During the course of this particular evening he was on especially irritating form and back to all his old habits. Cigarettes exploded, beer turned green or acquired false teeth and we were ‘A la musica’d and ‘Old Bean’ed to near breaking point. The last straw came at the end of the gig when he announced that he was in need of a lift home as he had missed his transport connection. Now, Muff was (and remains) one of the most gentle and affable fellows that you could wish to meet but he had reached near-breaking point. Through gritted teeth he informed Band Box Barry that we would give him a lift but that if he (Band Box) so much as opened his mouth then he (Muff) would not be answerable for his actions.

We stocked up with a few cans of beer for the journey, climbed into the back of the van and set off for home. We had barely travelled a hundred yards or more when Band Box Barry piped up. “The thing is, old bean…” Muff paused with a freshly opened can half way to his lips. “If you call me ‘Old Bean’ one more time, I swear I’ll brain you with this bloody can!” he spat. “I say! Steady on old bean!” said Band Box, but he got no further because a furious Mr Murfet reached across and, with great vigour, carried out his threat. “Nobby! Stop the bloody van! He’s out. Now!” he shouted, as he grabbed our unfortunate fan and attempted to drag him to the back door of the vehicle.

Eventually we managed to calm Muff down and made Band Box Barry go and sit in the front of the van, with the warning that if he so much as uttered a single syllable before we reached his home, we would abandon him in the middle of the road regardless of where we were. The result was that our unwanted passenger managed to complete the journey in silence, and we did not see him again at a gig for quite a long time.

When he finally materialised again he was a much-subdued figure, looked quite haggard and had lost a considerable amount of weight. At first we felt quite guilty to have wrought quite such a change on him but we eventually discovered that he had just spent the last six months in an open prison, where his antics had been received considerably less warmly by the prison inmates than they had been by the band.
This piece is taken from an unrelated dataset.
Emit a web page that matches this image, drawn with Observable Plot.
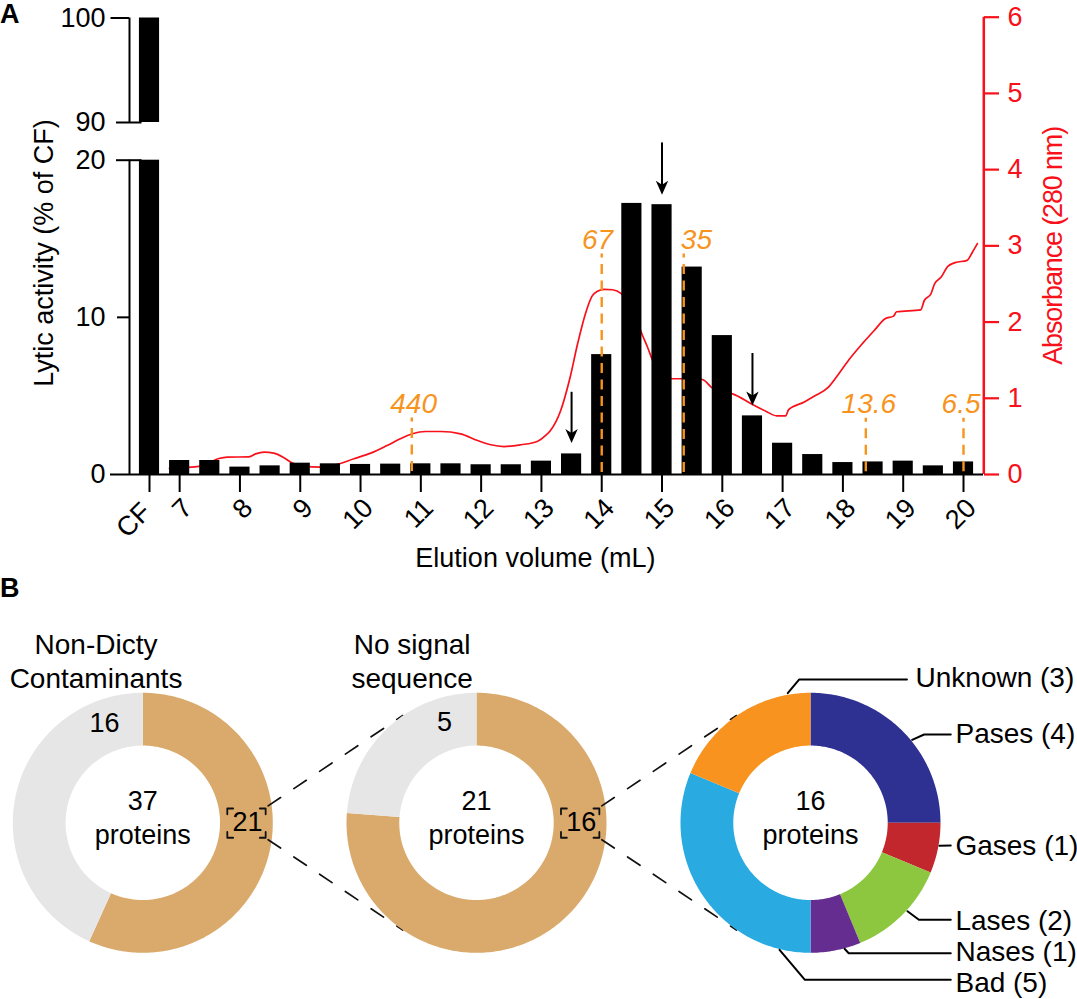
<!DOCTYPE html>
<html>
<head>
<meta charset="utf-8">
<script src="https://cdn.jsdelivr.net/npm/d3@7"></script>
<script src="https://cdn.jsdelivr.net/npm/@observablehq/plot@0.6"></script>
<style>
  html, body { margin: 0; padding: 0; background: #fff; overflow: hidden; }
  #chart { position: relative; width: 1077px; height: 999px; font-family: "Liberation Sans", Arial, sans-serif; }
  .panel { position: absolute; left: 0; font-weight: bold; font-size: 27px; line-height: 1; }
  .abs-title text { letter-spacing: -1.15px; }
</style>
</head>
<body>
<div id="chart">
  <div class="panel" style="top:1px">A</div>
  <div class="panel" style="top:575px">B</div>
</div>
<script>
// Panel A: lytic activity per fraction (CF sits at 6.5 on the volume axis)
const barVolume = [6.5, 7, 7.5, 8, 8.5, 9, 9.5, 10, 10.5, 11, 11.5, 12, 12.5, 13, 13.5, 14, 14.5, 15, 15.5, 16, 16.5, 17, 17.5, 18, 18.5, 19, 19.5, 20];
const barActivity = [100, 0.89, 0.89, 0.47, 0.55, 0.72, 0.68, 0.64, 0.66, 0.68, 0.68, 0.62, 0.62, 0.85, 1.31, 7.63, 17.25, 17.17, 13.2, 8.84, 3.73, 1.99, 1.27, 0.76, 0.8, 0.85, 0.55, 0.8];
const xTicks = [6.5, 7, 8, 9, 10, 11, 12, 13, 14, 15, 16, 17, 18, 19, 20];
const xTickLabels = ["CF", "7", "8", "9", "10", "11", "12", "13", "14", "15", "16", "17", "18", "19", "20"];

// Absorbance trace
const absVolume = [6.83, 7.35, 7.65, 7.79, 8.15, 8.26, 8.4, 8.56, 8.73, 8.87, 9.05, 9.34, 9.56, 9.89, 10.17, 10.44, 10.66, 10.86, 11.08, 11.33, 11.66, 11.94, 12.16, 12.38, 12.66, 12.93, 13.07, 13.15, 13.32, 13.47, 13.6, 13.73, 13.84, 13.93, 14.04, 14.18, 14.33, 14.5, 14.67, 14.76, 14.84, 15.0, 15.17, 15.36, 15.5, 15.68, 15.83, 16.0, 16.17, 16.51, 16.73, 16.9, 17.05, 17.1, 17.36, 17.53, 17.76, 17.93, 18.1, 18.33, 18.52, 18.7, 18.84, 18.89, 19.29, 19.35, 19.46, 19.52, 19.63, 19.74, 19.86, 20.06, 20.15, 20.23];
const absValue = [0.08, 0.11, 0.21, 0.227, 0.232, 0.27, 0.293, 0.28, 0.22, 0.15, 0.11, 0.096, 0.122, 0.206, 0.28, 0.38, 0.468, 0.534, 0.564, 0.564, 0.534, 0.446, 0.39, 0.367, 0.39, 0.433, 0.512, 0.577, 0.84, 1.256, 1.715, 2.11, 2.34, 2.405, 2.428, 2.424, 2.37, 2.2, 1.837, 1.67, 1.505, 1.3, 1.256, 1.256, 1.26, 1.243, 1.137, 1.09, 1.058, 0.914, 0.827, 0.77, 0.77, 0.85, 0.95, 1.03, 1.146, 1.32, 1.505, 1.723, 1.89, 2.043, 2.078, 2.135, 2.161, 2.283, 2.37, 2.5, 2.59, 2.73, 2.78, 2.81, 2.92, 3.03];

// Size markers
const markerVolume = [10.85, 14, 15.36, 18.38, 20];
const markerTop = [3.6, 14.03, 14.03, 3.58, 3.58];
const markerText = ["440", "67", "35", "13.6", "6.5"];
const markerTextVolume = [10.88, 13.93, 15.57, 18.43, 19.96];
const markerTextLevel = [4.51, 14.94, 14.94, 4.51, 4.51];

// Arrows over the picked fractions
const arrowVolume = [13.5, 15, 16.5];
const arrowTop = [5.23, 21.1, 7.7];
const arrowTip = [2.0, 17.8, 4.39];

// Panel B
const firstNames = ["Contaminants", "Non-Dicty"];
const firstValues = [21, 16];
const secondNames = ["Signal", "No signal"];
const secondValues = [16, 5];
const classNames = ["Pases", "Gases", "Lases", "Nases", "Bad", "Unknown"];
const classValues = [4, 1, 2, 1, 5, 3];
const classColors = ["#2E3192", "#C1272D", "#8DC63F", "#662D91", "#29ABE2", "#F7931E"];
const leaderX = [[0.782, 0.874, 1.079], [0.992, 1.079], [0.746, 0.834, 1.079], [0.262, 0.294, 1.079], [-0.238, -0.043, 1.079], [-0.175, -0.088, 0.742]];
const leaderY = [[0.638, 0.679, 0.679], [-0.177, -0.175], [-0.68, -0.746, -0.746], [-0.969, -1.003, -1.003], [-0.977, -1.208, -1.208], [0.997, 1.102, 1.102]];
const classLabelX = [1.115, 1.115, 1.115, 1.115, 1.115, 0.808];
const classLabelY = [0.679, -0.175, -0.757, -0.995, -1.236, 1.11];

const TAN = "#DAAA6C", GREY = "#E6E6E6", RED = "#F8101A", ORANGE = "#F7941D";
const W = 1077, H = 999;
const baseStyle = {position: "absolute", left: 0, top: 0, background: "transparent", overflow: "visible", fontFamily: "'Liberation Sans', Arial, sans-serif", fontSize: "27px", color: "#000"};
const chart = document.getElementById("chart");

const xScale = {domain: [6.5, 20], range: [149, 963], axis: null};
const bars = barVolume.map((v, i) => ({v, a: barActivity[i]}));

// absorbance goes at the bottom so the bars cover the trace
chart.appendChild(Plot.plot({
  width: W, height: H, style: baseStyle,
  marginLeft: 129, marginRight: 94, marginTop: 0, marginBottom: 525,
  x: xScale,
  y: {domain: [0, 6], range: [474, 16.7], axis: null},
  marks: [
    Plot.line(absVolume.map((v, i) => ({v, a: absValue[i]})), {x: "v", y: "a", stroke: RED, strokeWidth: 1.7, curve: "monotone-x"}),
    Plot.ruleX([20], {y1: 0, y2: 6, dx: 20.3, stroke: RED, strokeWidth: 2.5}),
    Plot.axisY({anchor: "right", ticks: [0, 1, 2, 3, 4, 5, 6], tickSize: 15, tickPadding: 9, label: null, color: RED, strokeWidth: 2.2, tickFormat: d => d}),
    Plot.text(["Absorbance (280 nm)"], {x: () => 20, y: () => 3, dx: 90, rotate: -90, fill: RED, fontSize: 27, className: "abs-title"})
  ]
}));

// lower part of the broken activity axis
chart.appendChild(Plot.plot({
  width: W, height: H, style: baseStyle,
  marginLeft: 129, marginRight: 94, marginTop: 0, marginBottom: 525,
  x: xScale,
  y: {domain: [0, 20], range: [474, 159.7], axis: null},
  marks: [
    Plot.rectY(bars, {x1: d => d.v - 0.25, x2: d => d.v + 0.25, y1: 0, y2: d => Math.min(d.a, 20), insetLeft: 5, insetRight: 5, fill: "#000"}),
    Plot.ruleX([6.5], {y1: 0, y2: 20, dx: -20, strokeWidth: 2}),
    Plot.ruleY([0], {insetLeft: -19, strokeWidth: 2}),
    Plot.ruleY([10], {insetLeft: -12, insetRight: 854, strokeWidth: 2}),
    Plot.ruleY([20], {insetLeft: -13, insetRight: 841.5, strokeWidth: 2}),
    Plot.axisY({ticks: [0, 10, 20], tickSize: 0, tickPadding: 24, label: null}),
    Plot.axisX({ticks: xTicks, tickSize: 18, tickFormat: () => "", label: null, strokeWidth: 2}),
    Plot.text(xTickLabels.slice(1), {x: (d, i) => xTicks[i + 1], y: () => 0, dx: 8, dy: 29, rotate: -45, textAnchor: "end"}),
    Plot.text(xTickLabels.slice(0, 1), {x: () => xTicks[0], y: () => 0, dx: -3, dy: 33, rotate: -45, textAnchor: "end"}),
    Plot.text(["Elution volume (mL)"], {x: () => 12.9, y: () => 0, dy: 84}),
    Plot.text(["Lytic activity (% of CF)"], {x: () => 6.5, y: () => 14.1, dx: -105, rotate: -90, fontSize: 27}),
    // size markers
    Plot.ruleX(markerVolume, {y1: (d, i) => markerTop[i], y2: 0, stroke: ORANGE, strokeWidth: 2.4, strokeDasharray: "10,6.5", strokeDashoffset: 6}),
    Plot.text(markerText, {x: (d, i) => markerTextVolume[i], y: (d, i) => markerTextLevel[i], fill: ORANGE, fontStyle: "italic", fontSize: 28}),
    // arrows
    Plot.ruleX(arrowVolume, {y1: (d, i) => arrowTop[i], y2: (d, i) => arrowTip[i] + 0.4, strokeWidth: 2}),
    Plot.dot(arrowVolume, {
      x: d => d, y: (d, i) => arrowTip[i], fill: "#000", stroke: "none",
      symbol: {draw(ctx) { ctx.moveTo(0, 0); ctx.lineTo(-6.2, -14); ctx.lineTo(0, -10); ctx.lineTo(6.2, -14); ctx.closePath(); }}
    })
  ]
}));

// upper part of the broken axis
chart.appendChild(Plot.plot({
  width: W, height: H, style: baseStyle,
  marginLeft: 129, marginRight: 94, marginTop: 0, marginBottom: 525,
  x: xScale,
  y: {domain: [90, 100], range: [122, 17.5], axis: null},
  marks: [
    Plot.rectY(bars.filter(d => d.a > 90), {x1: d => d.v - 0.25, x2: d => d.v + 0.25, y1: 90, y2: d => d.a, insetLeft: 5, insetRight: 5, fill: "#000"}),
    Plot.ruleX([6.5], {y1: 90, y2: 100, dx: -20, strokeWidth: 2}),
    Plot.ruleY([100], {insetLeft: -18.5, insetRight: 854, strokeWidth: 2}),
    Plot.ruleY([90], {insetLeft: -13, insetRight: 841.5, strokeWidth: 2}),
    Plot.axisY({ticks: [90, 100], tickSize: 0, tickPadding: 24, label: null})
  ]
}));

// ring slices as closed polygons, clockwise from 12 o'clock
const INNER = 0.594;
function ringPoints(names, values) {
  const arcs = d3.pie().sort(null)(values);
  const pts = [];
  arcs.forEach((a, i) => {
    const n = Math.ceil((a.endAngle - a.startAngle) * 60);
    const at = k => a.startAngle + (a.endAngle - a.startAngle) * k / n;
    for (let k = 0; k <= n; k++) pts.push({name: names[i], x: Math.sin(at(k)), y: Math.cos(at(k))});
    for (let k = n; k >= 0; k--) pts.push({name: names[i], x: INNER * Math.sin(at(k)), y: INNER * Math.cos(at(k))});
  });
  return pts;
}

// bracket round the count that the next ring expands, and the dashed zoom lines
const bracketX = [0.65, 0.945], bracketY = [-0.115, 0.11], arm = 0.045;
const bracketCorners = [
  [[bracketX[0], bracketY[1] - arm], [bracketX[0], bracketY[1]], [bracketX[0] + arm, bracketY[1]]],
  [[bracketX[1] - arm, bracketY[1]], [bracketX[1], bracketY[1]], [bracketX[1], bracketY[1] - arm]],
  [[bracketX[0], bracketY[0] + arm], [bracketX[0], bracketY[0]], [bracketX[0] + arm, bracketY[0]]],
  [[bracketX[1] - arm, bracketY[0]], [bracketX[1], bracketY[0]], [bracketX[1], bracketY[0] + arm]]
];
const bracketPts = bracketCorners.flatMap((c, g) => c.map(p => ({g, x: p[0], y: p[1]})));
const zoomX = [0.964, 2.0], zoomY = [0.13, 0.825];
const zoomPts = [1, -1].flatMap(s => zoomX.map((x, i) => ({g: s, x, y: s * zoomY[i]})));

function ring(cx, names, values, colors, centre, extra) {
  const R = 130, cy = 822.3;
  chart.appendChild(Plot.plot({
    width: W, height: H, style: baseStyle, margin: 0,
    x: {domain: [-1, 1], range: [cx - R, cx + R], axis: null},
    y: {domain: [-1, 1], range: [cy + R, cy - R], axis: null},
    color: {domain: names, range: colors},
    marks: [
      Plot.line(ringPoints(names, values), {x: "x", y: "y", z: "name", fill: "name", stroke: "none", curve: "linear-closed"}),
      Plot.text([centre], {x: () => 0, y: () => 0.05, lineHeight: 1.26}),
      ...extra
    ]
  }));
}

const zoomMarks = (count) => [
  Plot.line(zoomPts, {x: "x", y: "y", z: "g", stroke: "#111", strokeWidth: 1.7, strokeDasharray: "15,16"}),
  Plot.line(bracketPts, {x: "x", y: "y", z: "g", stroke: "#111", strokeWidth: 1.8}),
  Plot.text([count], {x: () => 0.805, y: () => 0})
];

ring(142.3, firstNames, firstValues, [TAN, GREY], "37\nproteins", [
  ...zoomMarks("21"),
  Plot.text(["16"], {x: () => -0.295, y: () => 0.765}),
  Plot.text(["Non-Dicty\nContaminants"], {x: () => -0.36, y: () => 1.25, lineHeight: 1.22, fontSize: 28})
]);
ring(476, secondNames, secondValues, [TAN, GREY], "21\nproteins", [
  ...zoomMarks("16"),
  Plot.text(["5"], {x: () => -0.246, y: () => 0.775}),
  Plot.text(["No signal\nsequence"], {x: () => -0.495, y: () => 1.25, lineHeight: 1.22, fontSize: 28})
]);
const leaderPts = leaderX.flatMap((xs, g) => xs.map((x, i) => ({g, x, y: leaderY[g][i]})));
ring(810, classNames, classValues, classColors, "16\nproteins", [
  Plot.line(leaderPts, {x: "x", y: "y", z: "g", stroke: "#000", strokeWidth: 2}),
  Plot.text(classNames.map((n, i) => `${n} (${classValues[i]})`), {x: (d, i) => classLabelX[i], y: (d, i) => classLabelY[i], textAnchor: "start", fontSize: 28})
]);
</script>
</body>
</html>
Apparently, whilst on his window-cleaning round one day, he had spotted some 78 r.p.m. gramophone records through an open upstairs window. Unable to resist the temptation to have a closer look he had climbed off his ladder and in through the window. Unfortunately he was spotted and the police were called and he ended up inside.

Whatever it was that drew him to the band had obviously evaporated during his time away from us, and we did not see him again after that until, many years later I was watching The Last Night of the Proms on TV when I spotted a familiar face amongst the promenaders. The camera had zoomed in on a group of people hanging a garland of some sort around a statue. “…and as the young fans, led by Barry ------- (something I didn’t quite catch), a trainee dress designer from West London, decorate the bust of Sir Henry Wood with the traditional wreath we see…” I thought, at one point during the proceedings, that I heard a voice crying “A la Musica!”, but I might have imagined it.